A further advantageous embodiment of the invention is characterized in that the suction stubs and hatches are cast into the concrete by means of suitable flange adapters. Thereby, the suction stubs and hatches may be opened, closed, maintained and, if necessary, exchanged in a particularly simple way without damaging the concrete or the vacuum-tight coating.

A further advantageous embodiment of the invention is characterized in that the container is configured to be hermetically sealed and to be evacuated by means of a vacuum pump installation to a desired end pressure. Because of this advantageous arrangement, experiments and processes under vacuum conditions may be carried out in a simple and economic way in the container of the invention.

BRIEF DESCRIPTION OF THE DRAWINGS

FIG. 1 depicts a sectional view of a preferred embodiment of the concrete container of the subject invention.

DETAILED DESCRIPTION OF THE INVENTION

The invention becomes clearer by the following detailed description of an embodiment where FIG. 1 shows a sectional view through a container 1 according to the invention. A rotation axis 7 extends horizontally in the middle of the figure from left to right. The embodiment of the container 1 of the invention shown in FIG. 1 is rotationally symmetric about the rotation axis 7.

At the far left, FIG. 1 shows a hatch 5 which is connected to a steel flange 4. The hatch comprises a circular groove 5a, into which a sealing ring 11 is inserted. Such sealing rings 11 are known to persons of ordinary skill in the art and are made, for example, out of rubber or cacutchouc. This sealing ring 11 hermetically seals the connection between the hatch 5 and the steel flange 4.

The steel flange 4 is followed by a glue layer 10 to the right hand side which is followed by the concrete envelope 2. The glue layer connects the steel flange 4 air-tightly to the concrete envelope 2. In another alternative embodiment, not shown, the steel flange 4 is air-tightly cast into the concrete envelope without the use of a glue layer 10.

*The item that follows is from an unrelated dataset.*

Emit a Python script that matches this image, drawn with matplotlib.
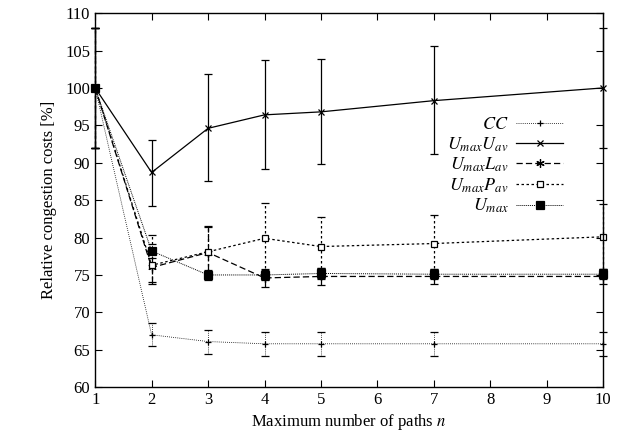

The concrete envelope 2 comprises a rotationally symmetric interior space 8 around the rotation axis 7. The concrete envelope 2 is completely covered with a coating 3 on its side facing the interior space 8. The coating 3 exhibits an adhesive tensile strength which corresponds at least to an outer pressure load of 1 bar. In an alternative embodiment not shown, the coating 3 is applied to the outer walls 9a, 9b of the concrete envelope.

In a particularly advantageous embodiment, the coating 3 consists of a suitable plastics material, more particularly, a suitable epoxy resin. Such plastic materials are economic, very durable and can be adapted into different shapes of the interior space and processed in a particular easy way.

At the end of the concrete envelope 2 shown to the right hand side in FIG. 1, a steel flange 6 is air-tightly cast into the concrete envelope 2. Through this steel flange, for example a vacuum pump not shown in FIG. 1, may be connected in order to evacuate the interior space 8 of the container. In an alternative embodiment, not shown, the steel flange 6 is fixed air-tightly to the concrete envelope 2 by means of a glue layer 10.

The experimental and processing installations required for carrying out the experiments and processes under vacuum conditions are inserted through the hatch 5 into the container 1 and are, later on, again removed therefrom.

In a particular advantageous embodiment, the balancing apparatus for balancing of rotors is placed into the container. Rotors for balancing may include but are not limited to turbines or compressors, with blades or motors or generators having electric coils.

It is to be understood that this disclosure, in many respects, is only illustrative. The preferred forms of the invention described above are to be used as illustration only, and should not be utilized in a limiting sense in interpreting the scope of the present invention. Obvious modifications to the exemplary embodiments, as hereinabove set forth, could be readily made by those skilled in the art without departing from the spirit of the present invention and scope of the appended claims. Changes may be made in a variety of details, particularly in matters of shape, size, material, and arrangement of parts, as the case may be, without exceeding the scope of the invention.